Some of the major risks to understand in DeFi:

  1. Smart Contract Risks Even with audits, smart contracts can have bugs. For upgradeable contracts, you have risks associated with the contract controller changing the code without your knowledge or understanding (possibly introducing bugs). For immutable contracts, you have the risk that there is a bug that can't be patched at all without launching an entirely new contract. There is no right answer only tradeoffs.

  2. Migration Risks As protocols evolve, you have to expend energy keeping up with changes, possibly pay transaction fees to move between contracts or spend time participating in governance to help the protocol move your money for you. LEND became AAVE in 2020, AAVE moved to AAVE v2 in 2021. At time of writing in 2022 we're on AAVE v3. Similarly, Uniswap v2 still has >$100M in value, even though Uniswap is now at v3. To keep your yield as expected, you have to regularly keep track of this and move your money which eats into your yield.

  3. Oracle Risks Oracles allow contracts to know information from outside themselves. Chainlink is the premier oracle service which provides a system for Distributed Oracle Networks (DONs) to provide information to contracts in exchange for payment in the LINK token. Subpar oracle solutions can provide bad price information or even be manipulated to exploit contracts. Excellent oracle tools like Chainlink are well documented, but not every contract uses them responsibly. When TerraUSD & LUNA crashed in May 2022, the DON for LUNA/USD hit a circuit breaker at $0.10. Good protocols understood this risk and paused their contracts accordingly. Bad protocols allowed all LUNA to be treated as being worth $0.10 no matter the real price, resulting in several exploits.

  4. Collateral Risks When you provide an asset to a lending/borrowing platform like Compound or AAVE, you are explicitly letting people borrow it. If they don't pay their debts, their collateral is taken from them. BUT- if you lend ETH and their collateral is USDC, and they get liquidated, then you could end up with an asset you didn't want! Of course, there are liquidation bots that take advantage of the liquidation fees to swap this USDC back to ETH for you, but it's important to understand this possibility of holding the same amount of *value* without holding that value in the tokens you want. When Blizz.Finance (a bad AAVE copy/paste) on Avalanche allowed wrapped LUNA to be used as collateral for loans, it exposed all depositors (whether ETH or USDC or other) to ending up with LUNA instead of their desired token. When LUNA collapsed in May 2022, the oracle hit that circuit breaker and Blizz failed to stop the contracts. This allowed people to deposit LUNA at the incorrect price and borrow all of the deposits. With no intention of every paying them back. Depositors became stuck with LUNA and they had to restart the entire protocol from scratch.
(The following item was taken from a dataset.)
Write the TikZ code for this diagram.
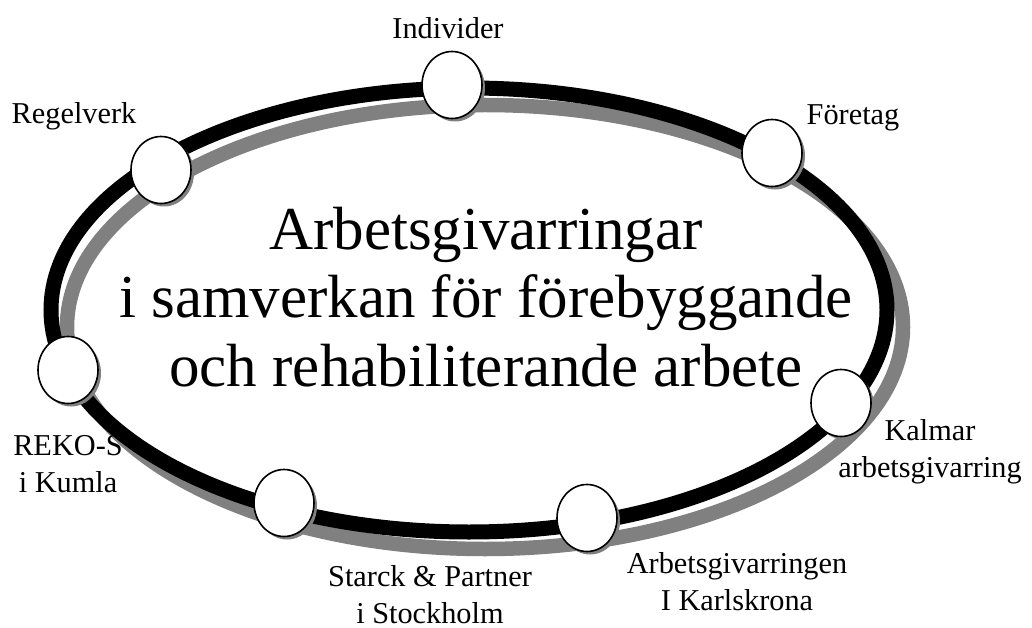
\documentclass[tikz,border=0pt]{standalone}
\usepackage{fontspec}
\setmainfont{Liberation Serif}
\usetikzlibrary{shapes.geometric,shadows}
\definecolor{ringgray}{gray}{0.5}

\begin{document}
\begin{tikzpicture}[x=1pt,y=-1pt,
    knot/.style={ellipse,draw,line width=1.6pt,fill=white,inner sep=0pt,
        minimum width=60pt,minimum height=67pt,
        drop shadow={shadow xshift=3pt,shadow yshift=-3pt,fill=ringgray,opacity=1}},
    member/.style={align=center,anchor=base,inner sep=0pt,
        font=\fontsize{30.3}{36.5}\selectfont},
    headline/.style={align=center,anchor=base,inner sep=0pt,
        font=\fontsize{61}{68.5}\selectfont}]
    \useasboundingbox (0,0) rectangle (1032,628);

    % The ring:
    % the gray shadow is the same ellipse, moved a bit right and down
    \draw [ringgray, line width=14.5pt] (485,327) ellipse [x radius=418, y radius=222];
    \draw [black, line width=15pt] (469,310) ellipse [x radius=418, y radius=222];

    % Text inside the ring (base = last line)
    \node [headline] (title) at (486,386)
        {Arbetsgivarringar\\i samverkan för förebyggande\\och rehabiliterande arbete};

    % Small circles sitting on the ring
    \foreach \name/\pos in {indiv/{452,85}, regel/{161,170}, foretag/{772,153},
        kalmar/{841,403}, karls/{587,518}, starck/{284,503}, reko/{68,370}}
        \node [knot] (\name) at (\pos) {};

    % Labels of the circles
    \node [member] (indivtext) at (448,39) {Individer};
    \node [member] (regeltext) at (74,124) {Regelverk};
    \node [member] (foretagtext) at (853,125) {Företag};
    \node [member] (kalmartext) at (930,477) {Kalmar\\arbetsgivarring};
    \node [member] (karlstext) at (737,610) {Arbetsgivarringen\\I Karlskrona};
    \node [member] (starcktext) at (430,623) {Starck \& Partner\\i Stockholm};
    \node [member] (rekotext) at (68,492) {REKO-S\\i Kumla};
\end{tikzpicture}
\end{document}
This is collateral risk. AAVE does a great job in minimizing collateral risk by stringently studying all collateral options and is even developing isolated collateral to minimize this risk further.

  5. Liquidation Risks If you deposit an asset (e.g. ETH) into a protocol and then borrow another asset (e.g. USDC) against it, then there is a price between the two (ETH/USDC) where you will be liquidated, i.e., they take your ETH and let you keep the USDC you borrowed. There is yield in DeFi that doesn't rely on lending/borrowing, and you aren't obligated to borrow. So this risk can be avoided by not taking on debt. But it's important to note this is possible and important to understand how the protocol you use gets its prices to determine liquidations (see: Oracle Risks above).

  6. Impermanent Loss Risks A common way to earn yield in DeFi is to provide liquidity between assets. For example, in Uniswap you can provide a pile of ETH and a pile of USDC and earn revenue from people paying you to switch between assets using your pile. If I have $1,000 worth of ETH and I want to switch to USDC, I can go to Uniswap and trade them without any single person being required to be my counterparty. This is called Automatic Market Making. A pool of people agree to put ETH and USDC into a big pile together and other people can swap in and out of that pile- for a fee. The 3 fees to be aware of are: - direct swap fee: e.g., 0.05% or 0.3% depending on the pool. - slippage: because transactions in DeFi are aggregated to the block level, other people doing the same ETH -> USDC swap as you may have their swap happen first, which changes the math on how much USDC you get. - price impact - selling an asset lowers the price of that asset. Providing liquidity gives you swap fees. Slippage and price impact are not really fees, but it's still useful to think about them to understand why you don't get $1,000 worth of USDC when you trade $1,000 worth of ETH (and also why using the ETH-USDC 0.3% fee pool may result in less than $997 worth of USDC). Ultimately, putting $1,000 worth of ETH and $1,000 worth of USDC into a pile can generate a good amount of swap fees, as both of those assets are popular and generate a lot of volume. But as ETH's price goes up in an AMM, the pile becomes less ETH and more USDC in number terms (100 ETH and 10,000 USDC can become 90 ETH and 11,000 USDC). So it's possible you put $1,000 worth of ETH and $1,000 worth of USDC into the pile ($2,000 together). Then months later, you pull out $900 worth of ETH and $1,150 worth of USDC ($2,050 together). You made $50 in swap fees! BUT- if ETH's price went up 20% in that time you actually lost money relative to not putting anything into the pile at all. Because $1,000 worth of ETH would be $1,200 and the $1,000 worth of USDC would still be $1,000. ($2,200 together). This is called Impermanent Loss (it becomes permanent when you withdraw your liquidity).